The dataset comprises photometric properties and redshifts for approximately 1M galaxies, with the aim of training a machine learning model to understand and predict how these properties correlate with redshift. The model could potentially be used to estimate redshifts for other astronomical data, assisting in cosmological studies.
The data is extracted using a SQL query from the SDSS online database, which includes:
- Photometric magnitudes in five different bands (u, g, r, i, z).
- Spectroscopic redshifts and their errors.
- Metadata such as right ascension (ra), declination (dec), and object identifiers.
Download data from Zenodo
Ensure you have the following installed:
- Python 3.8 or above
- TensorFlow 2.x
- Pandas
- NumPy
- Scikit-learn
- Matplotlib
The Python notebooks demonstrate the complete process of using photometric data from the Sloan Digital Sky Survey (SDSS) to predict the redshift of galaxies using machine learning techniques.
The redshift prediction problem is explored under two formulations:
- Regression, where the redshift is treated as a continuous variable and predicted directly using a Multi-Layer Perceptron (MLP).
- Classification, where the redshift range is discretized into bins, and the model is trained to classify galaxies into redshift intervals (also includes the regression case above)
Both models are evaluated and compared in terms of predictive accuracy and error metrics, offering insights into the effectiveness of each approach.
Notebook: MLP_PhotoZ_SDSS_Uncertainty_github.ipynb
This notebook extends the basic MLP photo-z workflow by producing predictive uncertainties alongside the point redshift estimate.
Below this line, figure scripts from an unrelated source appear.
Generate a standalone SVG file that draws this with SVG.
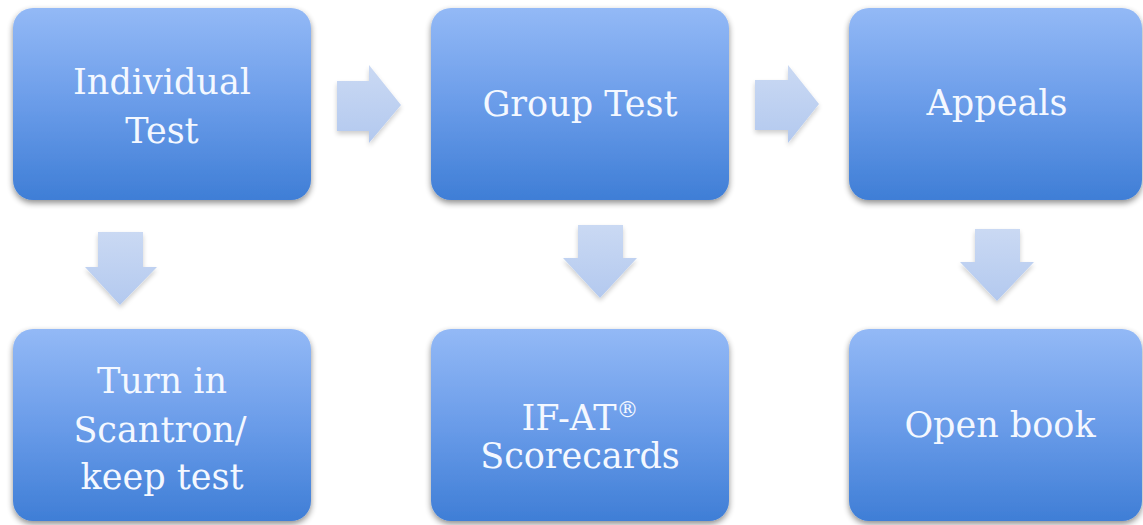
<svg xmlns="http://www.w3.org/2000/svg" width="1143" height="525" viewBox="0 0 1143 525">
  <defs>
    <linearGradient id="boxFill" x1="0" y1="0" x2="0" y2="1">
      <stop offset="0" stop-color="#93b9f6"/>
      <stop offset="0.5" stop-color="#6a9ce9"/>
      <stop offset="1" stop-color="#3f7ed6"/>
    </linearGradient>
    <linearGradient id="arrowFill" x1="0" y1="0" x2="0" y2="1">
      <stop offset="0" stop-color="#cad9f3"/>
      <stop offset="1" stop-color="#b3c9ef"/>
    </linearGradient>
    <filter id="shadow" x="-10%" y="-10%" width="120%" height="125%">
      <feGaussianBlur in="SourceAlpha" stdDeviation="3"/>
      <feOffset dx="0" dy="3" result="b"/>
      <feComponentTransfer><feFuncA type="linear" slope="0.45"/></feComponentTransfer>
      <feMerge><feMergeNode/><feMergeNode in="SourceGraphic"/></feMerge>
    </filter>
    <filter id="softShadow" x="-20%" y="-20%" width="140%" height="150%">
      <feGaussianBlur in="SourceAlpha" stdDeviation="2.5"/>
      <feOffset dx="0" dy="3" result="b"/>
      <feComponentTransfer><feFuncA type="linear" slope="0.2"/></feComponentTransfer>
      <feMerge><feMergeNode/><feMergeNode in="SourceGraphic"/></feMerge>
    </filter>
  </defs>
  <style>
    .box { fill: url(#boxFill); filter: url(#shadow); }
    .lbl { font-family: "DejaVu Serif", "Liberation Serif", serif; font-size: 35px; fill: #f4f8ff; text-anchor: middle; }
    .arrow { fill: url(#arrowFill); filter: url(#softShadow); }
  </style>

  <rect width="1143" height="525" fill="#ffffff"/>

  <!-- connectors: block arrows between steps -->
  <g id="connectors">
    <polygon class="arrow" points="337,81 369,81 369,65 401,105 369,143 369,131 337,131"/>
    <polygon class="arrow" points="755,80 788,80 788,65 819,104 788,143 788,130 755,130"/>
    <polygon class="arrow" points="98,232 143,232 143,267 157,267 120,305 85,267 98,267"/>
    <polygon class="arrow" points="578,225 623,225 623,258 637,258 600,298 563,258 578,258"/>
    <polygon class="arrow" points="975,229 1020,229 1020,262 1034,262 997,301 960,262 975,262"/>
  </g>

  <g id="individual-test">
    <rect class="box" x="13" y="8" width="298" height="192" rx="20"/>
    <text class="lbl" x="162" y="94">Individual</text>
    <text class="lbl" x="162" y="143">Test</text>
  </g>

  <g id="group-test">
    <rect class="box" x="431" y="8" width="298" height="192" rx="20"/>
    <text class="lbl" x="580" y="116">Group Test</text>
  </g>

  <g id="appeals">
    <rect class="box" x="849" y="8" width="293" height="192" rx="20"/>
    <text class="lbl" x="997" y="115">Appeals</text>
  </g>

  <g id="turn-in">
    <rect class="box" x="13" y="329" width="298" height="192" rx="20"/>
    <text class="lbl" x="162" y="393">Turn in</text>
    <text class="lbl" x="160" y="442">Scantron/</text>
    <text class="lbl" x="162" y="489">keep test</text>
  </g>

  <g id="ifat-scorecards">
    <rect class="box" x="431" y="329" width="298" height="192" rx="20"/>
    <text class="lbl" x="580" y="430">IF-AT<tspan font-size="22px" dy="-13">®</tspan></text>
    <text class="lbl" x="580" y="468">Scorecards</text>
  </g>

  <g id="open-book">
    <rect class="box" x="849" y="329" width="293" height="192" rx="20"/>
    <text class="lbl" x="1000" y="437">Open book</text>
  </g>
</svg>
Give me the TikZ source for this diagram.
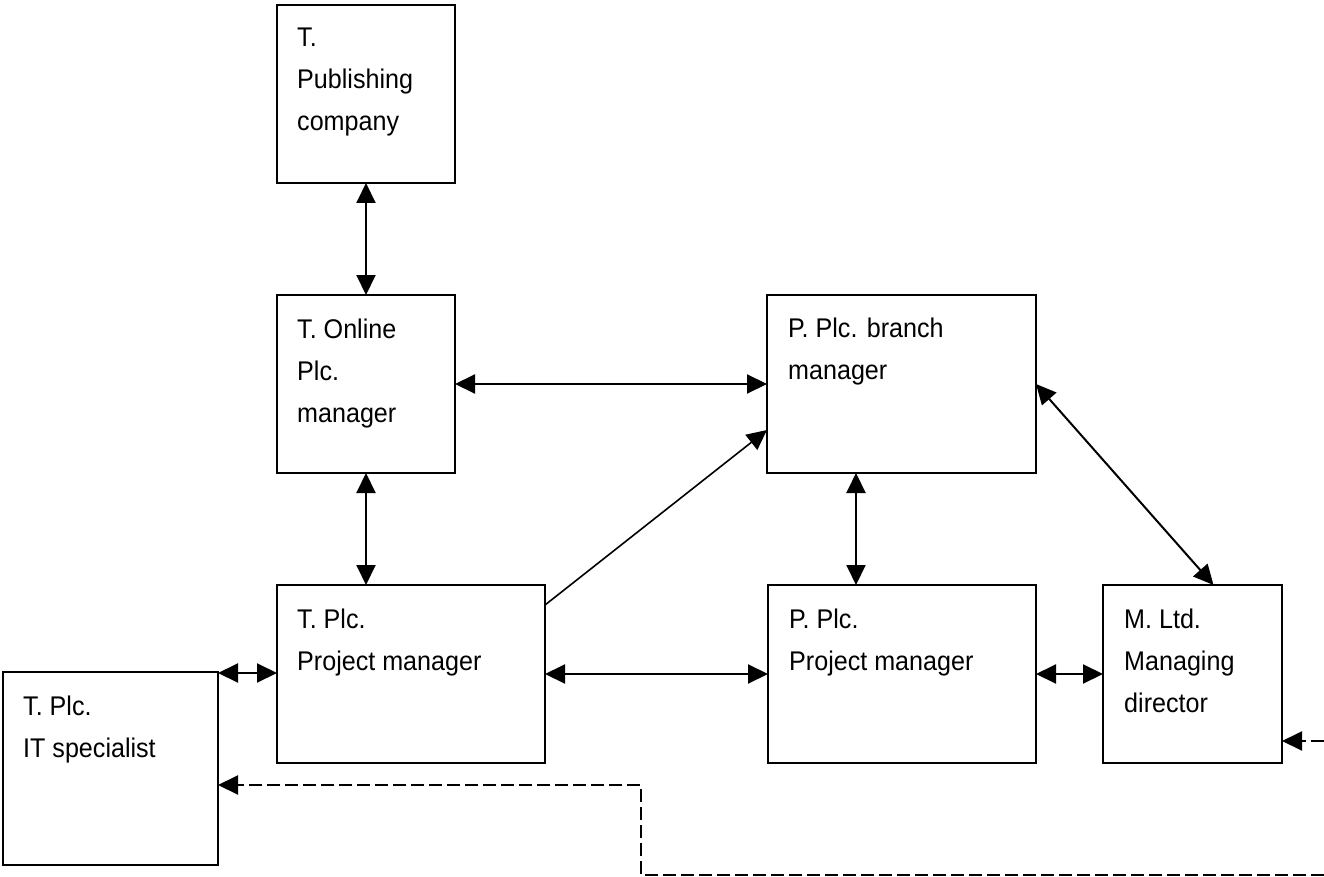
\documentclass[tikz,border=0pt]{standalone}
\usepackage{fontspec}
\setmainfont[FakeStretch=0.93]{Liberation Sans}
\usetikzlibrary{arrows.meta,calc}
\begin{document}
\begin{tikzpicture}[x=1pt,y=-1pt,
  box/.style={draw,line width=2pt,inner sep=0pt,outer sep=0pt},
  lbl/.style={anchor=base west,inner sep=0pt,font=\fontsize{27}{42}\selectfont},
  link/.style={line width=2pt,{Triangle[length=20pt,width=19pt]}-{Triangle[length=20pt,width=19pt]}},
  oneway/.style={line width=1.6pt,-{Triangle[length=20pt,width=19pt]}},
  dashlink/.style={line width=2pt,dash pattern=on 13pt off 5pt,-{Triangle[length=20pt,width=19pt]}}]
\useasboundingbox (0,0) rectangle (1324,877);

% boxes
\node[box,minimum width=178,minimum height=178] (pub) at (366,94) {};
\node[box,minimum width=178,minimum height=178] (online) at (366,384) {};
\node[box,minimum width=269,minimum height=178] (branch) at (901.5,384) {};
\node[box,minimum width=268,minimum height=178] (tpm) at (411,674) {};
\node[box,minimum width=268,minimum height=178] (ppm) at (902,674) {};
\node[box,minimum width=179,minimum height=178] (mltd) at (1192.5,674) {};
\node[box,minimum width=215,minimum height=193] (it) at (110.5,768.5) {};

% labels
\newcommand{\lines}[1]{\vtop{#1}}
\node[lbl] (pubt) at ([xshift=20,yshift=-42]pub.north west) {\lines{\hbox{T.}\hbox{Publishing}\hbox{company}}};
\node[lbl] (onlinet) at ([xshift=20,yshift=-43]online.north west) {\lines{\hbox{T. Online}\hbox{Plc.}\hbox{manager}}};
\node[lbl] (brancht) at ([xshift=21,yshift=-42]branch.north west) {\lines{\hbox{P. Plc. branch}\hbox{manager}}};
\node[lbl] (tpmt) at ([xshift=20,yshift=-43]tpm.north west) {\lines{\hbox{T. Plc.}\hbox{Project manager}}};
\node[lbl] (ppmt) at ([xshift=21,yshift=-43]ppm.north west) {\lines{\hbox{P. Plc.}\hbox{Project manager}}};
\node[lbl] (mltdt) at ([xshift=21,yshift=-43]mltd.north west) {\lines{\hbox{M. Ltd.}\hbox{Managing}\hbox{director}}};
\node[lbl] (itt) at ([xshift=20,yshift=-43]it.north west) {\lines{\hbox{T. Plc.}\hbox{IT specialist}}};

% connectors
\coordinate (itTop) at ([yshift=-1]it.north east);
\coordinate (itLow) at ([yshift=-16.5]it.east);
\coordinate (midX) at (856,0);
\draw[link] (pub.south) -- (online.north);
\draw[link] (online.east) -- (branch.west |- online.east);
\draw[link] (online.south) -- (online.south |- tpm.north);
\draw[oneway] ([yshift=-20]tpm.north east) -- ([yshift=43]branch.south west);
\draw[link] (midX |- branch.south) -- (midX |- ppm.north);
\draw[link] (branch.east) -- ([xshift=21]mltd.north);
\draw[link] (itTop) -- (tpm.west |- itTop);
\draw[link] (tpm.east) -- (ppm.west);
\draw[link] (ppm.east) -- (mltd.west);

% dashed links entering from the right
\coordinate (inA) at (1324,741);
\coordinate (inB) at (1324,875);
\coordinate (bendB) at (641,875);
\draw[dashlink] (inA) -- (mltd.east |- inA);
\draw[dashlink] (inB) -- (bendB) -- (bendB |- itLow) -- (itLow);
\end{tikzpicture}
\end{document}
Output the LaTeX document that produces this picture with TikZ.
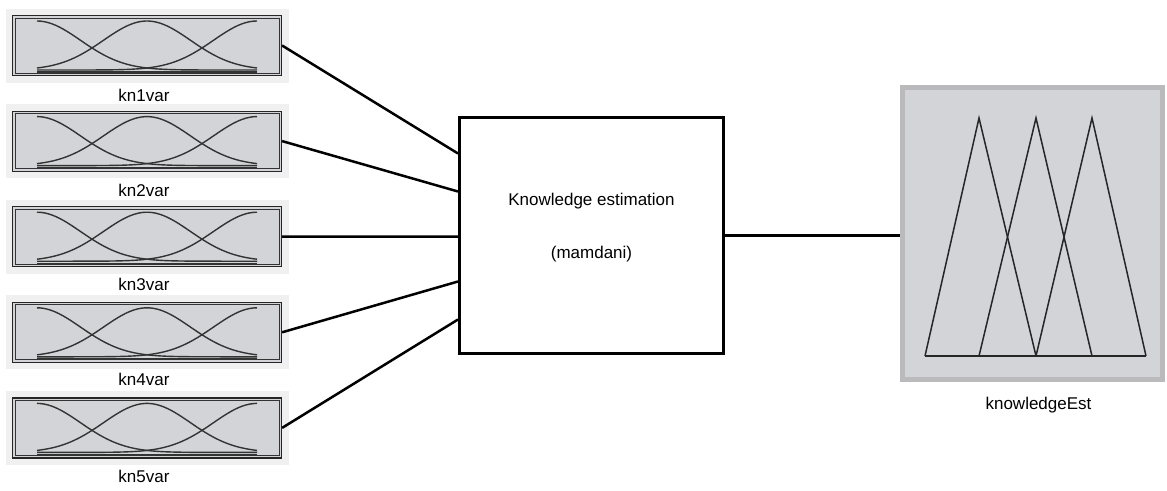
\documentclass[tikz,border=0pt]{standalone}
\usepackage{fontspec}
\setmainfont{Liberation Sans}
\usetikzlibrary{positioning}
\definecolor{mfgrey}{RGB}{211,212,216}
\definecolor{framegrey}{RGB}{186,186,188}
\definecolor{paleback}{RGB}{240,240,240}

\begin{document}
\begin{tikzpicture}[x=1pt,y=-1pt,node distance=95.6pt,on grid,
   every node/.style={font=\fontsize{17}{20}\selectfont},
   mfbox/.style={draw=black!85,line width=1.2pt,fill=mfgrey,minimum width=269pt,
      minimum height=60pt,inner sep=0pt,
      preaction={draw=paleback,line width=14pt},
      path picture={
         \begin{scope}[shift={(path picture bounding box.center)},line width=1.4pt,black!80]
            \draw [line width=0.8pt] (-132,-27.5) rectangle (132,27.5);
            \draw plot[domain=-110:110,samples=60,smooth] (\x,{24.5-49*exp(-((\x+110)/61.5)^2)});
            \draw plot[domain=-110:110,samples=60,smooth] (\x,{24.5-49*exp(-((\x)/61.5)^2)});
            \draw plot[domain=-110:110,samples=60,smooth] (\x,{24.5-49*exp(-((\x-110)/61.5)^2)});
            \draw (-110,26.5) -- (110,26.5);
         \end{scope}}},
   fisbox/.style={draw,line width=3pt,fill=white,minimum width=264pt,minimum height=236pt},
   outbox/.style={draw=framegrey,line width=5pt,fill=mfgrey,minimum width=260pt,minimum height=292pt,
      path picture={
         \begin{scope}[shift={(path picture bounding box.center)},line width=1.5pt,black!85]
            \draw (-107.5,122.5) -- (-53.5,-115.5) -- (3.5,122.5);
            \draw (-53.5,122.5) -- (3.5,-115.5) -- (59.5,122.5);
            \draw (3.5,122.5) -- (59.5,-115.5) -- (113.5,122.5);
            \draw (-107.5,122.5) -- (113.5,122.5);
         \end{scope}}},
   wire/.style={line width=2.5pt}]
   \useasboundingbox (0,0) rectangle (1167,490);

   % inputs
   \node [mfbox] (kn1) at (147,45.5) {};
   \node [mfbox] (kn2) [below=of kn1] {};
   \node [mfbox] (kn3) [below=of kn2] {};
   \node [mfbox] (kn4) [below=of kn3] {};
   \node [mfbox] (kn5) [below=of kn4] {};
   \node (kn1_lab) [below=49.5pt of kn1,xshift=-3pt] {kn1var};
   \node (kn2_lab) [below=49.5pt of kn2,xshift=-3pt] {kn2var};
   \node (kn3_lab) [below=48pt of kn3,xshift=-3pt] {kn3var};
   \node (kn4_lab) [below=47pt of kn4,xshift=-3pt] {kn4var};
   \node (kn5_lab) [below=49pt of kn5,xshift=-3pt] {kn5var};

   % system and output
   \node [fisbox] (fis) at (591.5,235.5)
      [label={[align=center,yshift=8pt]center:Knowledge estimation\\[33pt](mamdani)}] {};
   \node [outbox] (est) at (1032.5,233.5) {};
   \node (est_lab) [below=171.5pt of est,xshift=6pt] {knowledgeEst};

   \draw [wire] (kn1.east) -- ([yshift=82pt]fis.west);
   \draw [wire] (kn2.east) -- ([yshift=44pt]fis.west);
   \draw [wire] (kn3.east) -- ([yshift=-1pt]fis.west);
   \draw [wire] (kn4.east) -- ([yshift=-46pt]fis.west);
   \draw [wire] (kn5.east) -- ([yshift=-84pt]fis.west);
   \draw [wire] (fis.east) -- (fis.east -| est.west);
\end{tikzpicture}
\end{document}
It is designed for SDSS photometry (ugr) with spectroscopic ground truth and complements the regression/classification notebooks already in this repo.
- Trains an MLP on SDSS photometric features to predict photometric redshift (\hat{z}).
- Estimates uncertainty for each prediction, exposing both:
- Epistemic component via stochastic forward passes (dropout at inference).
- Aleatoric component via a heteroscedastic Gaussian head that learns a data-dependent variance (optional).
- Outputs per-object results and diagnostics useful for downstream cosmology tasks.